Rheumatoid Arthritis and Low Dose Naltrexone (LDN)

Rheumatoid arthritis (RA) is an inflammatory disease that can affect multiple joints in the body. RA is an autoimmune disease where the body’s immune system—which usually functions to protect us against infections—mistakenly attacks the lining of the joints. Rheumatoid Arthritis is most often associated with chronic inflammation. This inflammation in the joints causes pain, stiffness and swelling, and it increases with age as our cells lose the ability to divide, repair, and grow. If the inflammation continues, it can damage the joint.

 There is no cure for RA at this time. However, people diagnosed and treated early can avoid pain and damage to their joints and lead active and productive lives. 

Low-dose naltrexone (LDN) is being studied for various chronic conditions that affect inflammatory processes in the body, and it has been shown to lower chronic inflammation.  

Naltrexone is traditionally used to treat the withdrawal symptoms associated with opioid and alcohol abuse. However, at a dose of about 1/10th of that used for managing addiction, naltrexone exhibits beneficial effects on the immune system and increases endorphin production. There are few side effects at these low doses, and most patients tolerate treatment well.

While the clinical research for this application is preliminary, patients are already finding that regular treatment with LDN improves their rheumatoid arthritis symptoms. One study found that people with RA who used LDN needed less medication to treat their condition, including commonly prescribed drugs such as disease-modifying antirheumatic drugs (DMARDs) and nonsteroidal anti-inflammatory drugs (NSAIDs) pain relievers.
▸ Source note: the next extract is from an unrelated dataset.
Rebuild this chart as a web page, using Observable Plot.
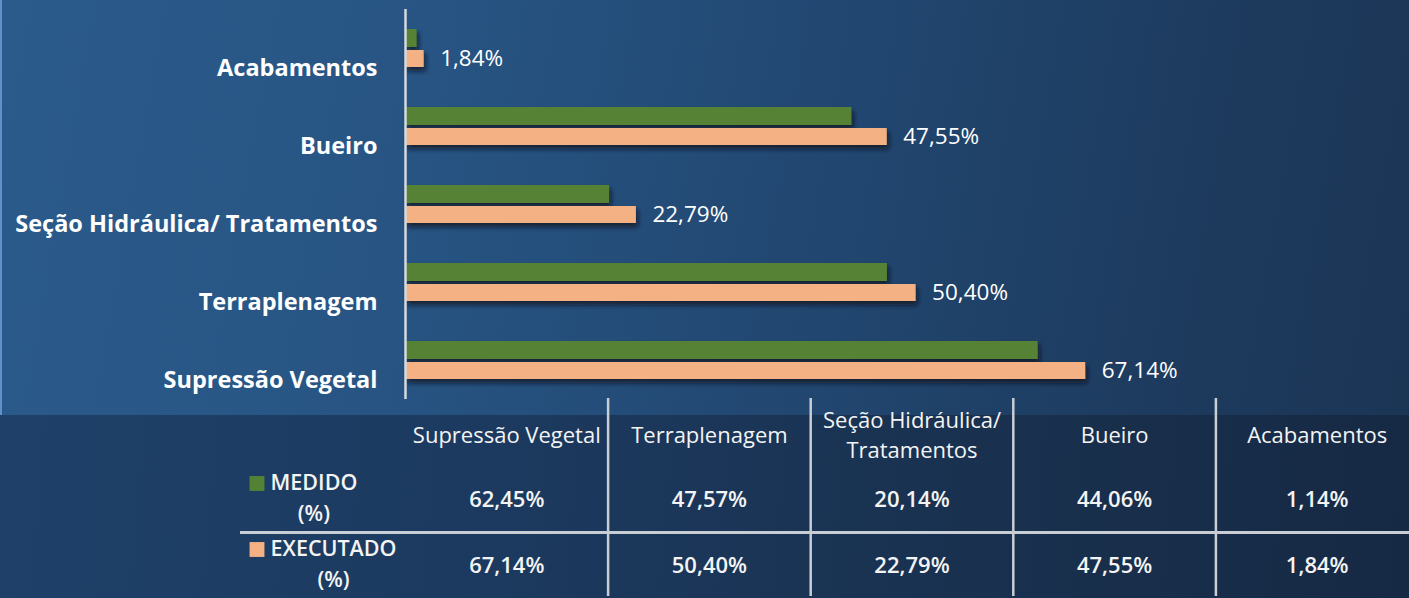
<!DOCTYPE html>
<html><head><meta charset="utf-8">
<script src="https://cdn.jsdelivr.net/npm/d3@7"></script>
<script src="https://cdn.jsdelivr.net/npm/@observablehq/plot@0.6"></script>
<style>
html,body{margin:0;padding:0;width:1409px;height:598px;overflow:hidden;}
body{background:linear-gradient(95deg,#1f4169 0%,#1c3a60 35%,#19314f 70%,#162944 100%);font-family:"Open Sans",sans-serif;}
#wrap{position:relative;width:1409px;height:598px;}
#panel{position:absolute;left:0;top:0;width:1409px;height:415px;box-sizing:border-box;border-left:2px solid #5f92c9;
  background:linear-gradient(100deg,#2b5b8b 0%,#275483 30%,#21466f 60%,#1d3a5d 85%,#1b3555 100%);}
#chart{position:absolute;left:0;top:0;}
#table{position:absolute;left:0;top:400px;}
</style></head>
<body><div id="wrap"><div id="panel"></div><div id="chart"></div><div id="table"></div></div>
<script>
const categories = ["Supressão Vegetal","Terraplenagem","Seção Hidráulica/ Tratamentos","Bueiro","Acabamentos"];
const tableHeaders = ["Supressão Vegetal","Terraplenagem","Seção Hidráulica/\nTratamentos","Bueiro","Acabamentos"];
const medido = [62.45,47.57,20.14,44.06,1.14];
const executado = [67.14,50.40,22.79,47.55,1.84];
const seriesNames = ["MEDIDO","EXECUTADO"];
const seriesColors = ["#548235","#f4b183"];

const FONT = "'Open Sans', sans-serif";
const fmt = v => v.toFixed(2).replace(".", ",") + "%";
const rows = categories.map((c, i) => ({cat: c, medido: medido[i], executado: executado[i]}));

const chart = Plot.plot({
  width: 1409, height: 400,
  marginLeft: 405, marginRight: 0, marginTop: 9, marginBottom: 1,
  style: {background: "transparent", fontFamily: FONT, color: "#ffffff", overflow: "visible"},
  x: {domain: [0, 99.1], axis: null},
  y: {domain: categories.slice().reverse(), padding: 0},
  marks: [
    Plot.barX(rows, {x: "medido", y: "cat", fill: seriesColors[0], insetTop: 20, insetBottom: 40}),
    Plot.barX(rows, {x: "executado", y: "cat", fill: seriesColors[1], insetTop: 41, insetBottom: 20}),
    Plot.ruleX([0], {stroke: "#d6dae0", strokeWidth: 2.5}),
    Plot.axisY({tickSize: 0, tickPadding: 28, dy: 20, fontSize: 23.5, fontWeight: "bold", label: null}),
    Plot.text(rows, {x: "executado", y: "cat", text: d => fmt(d.executado), dx: 16, dy: 10,
      textAnchor: "start", fontSize: 22.5, fill: "#ffffff"})
  ]
});
// drop shadow for bars
const svg = d3.select(chart);
const defs = svg.insert("defs", ":first-child");
defs.append("filter").attr("id", "barShadow").attr("x", "-5%").attr("y", "-50%").attr("width", "115%").attr("height", "250%")
  .append("feDropShadow").attr("dx", 2).attr("dy", 4).attr("stdDeviation", 2.5)
  .attr("flood-color", "#08121f").attr("flood-opacity", 0.75);
svg.selectAll('g[aria-label="bar"]').attr("filter", "url(#barShadow)");
document.getElementById("chart").append(chart);

// data table below the chart
const legendSize = 21.5;
const ctx = document.createElement("canvas").getContext("2d");
ctx.font = `600 ${legendSize}px 'Open Sans'`;
const cells = [];
const headerCells = [];
categories.forEach((c, i) => {
  headerCells.push({col: i + 0.5, row: 0.5, text: tableHeaders[i]});
  cells.push({col: i + 0.5, row: 1.5, text: fmt(medido[i])});
  cells.push({col: i + 0.5, row: 2.5, text: fmt(executado[i])});
});
const legendRows = seriesNames.map((s, i) => ({row: i + 1.5, name: s, color: seriesColors[i], w: ctx.measureText(s).width}));
const gridStroke = "#c9cdd4";
const legendMarks = legendRows.flatMap(d => [
  Plot.dot([d], {y: "row", frameAnchor: "left", dx: 16.5, dy: -16, symbol: "square", r: 8.4, fill: d.color}),
  Plot.text([d], {y: "row", frameAnchor: "left", text: "name", dx: 30, dy: -16, textAnchor: "start",
    fontSize: legendSize, fontWeight: 600, fill: "#f4f4f4"}),
  Plot.text([d], {y: "row", frameAnchor: "left", text: () => "(%)", dx: 30 + d.w / 2, dy: 15, textAnchor: "middle",
    fontSize: legendSize, fontWeight: 600, fill: "#f4f4f4"})
]);
const table = Plot.plot({
  width: 1409, height: 198,
  marginLeft: 240, marginRight: 0, marginTop: 0, marginBottom: 0,
  style: {background: "transparent", fontFamily: FONT, color: "#ffffff", overflow: "visible"},
  x: {domain: [0, categories.length], range: [405, 1418], axis: null},
  y: {domain: [0, 3], range: [0, 198], axis: null},
  marks: [
    Plot.ruleX(d3.range(1, categories.length), {x: d => d, y1: 0, y2: 3, dy: -2, stroke: gridStroke, strokeWidth: 2.5}),
    Plot.ruleY([2], {stroke: gridStroke, strokeWidth: 3}),
    Plot.text(headerCells, {x: "col", y: "row", text: "text", fontSize: 22, lineHeight: 1.38, fill: "#f4f4f4"}),
    Plot.text(cells, {x: "col", y: "row", text: "text", fontSize: 22, fontWeight: 600, fill: "#f4f4f4"}),
    ...legendMarks
  ]
});
document.getElementById("table").append(table);
</script>
</body></html>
The symptoms of rheumatoid arthritis that can be improved with low-dose naltrexone include joint pain, joint swelling, fatigue, stiffness, etc.

The Side effects of LDN are few and not very common. They may include:

  • Stomach cramps and diarrhea (rare)
  • Headache (initial phase, if at all)
  • Increased thyroid sensitivity
  • Flu-like symptoms
  • When taking in the evening, Vivid dreams are most common and only last a few days.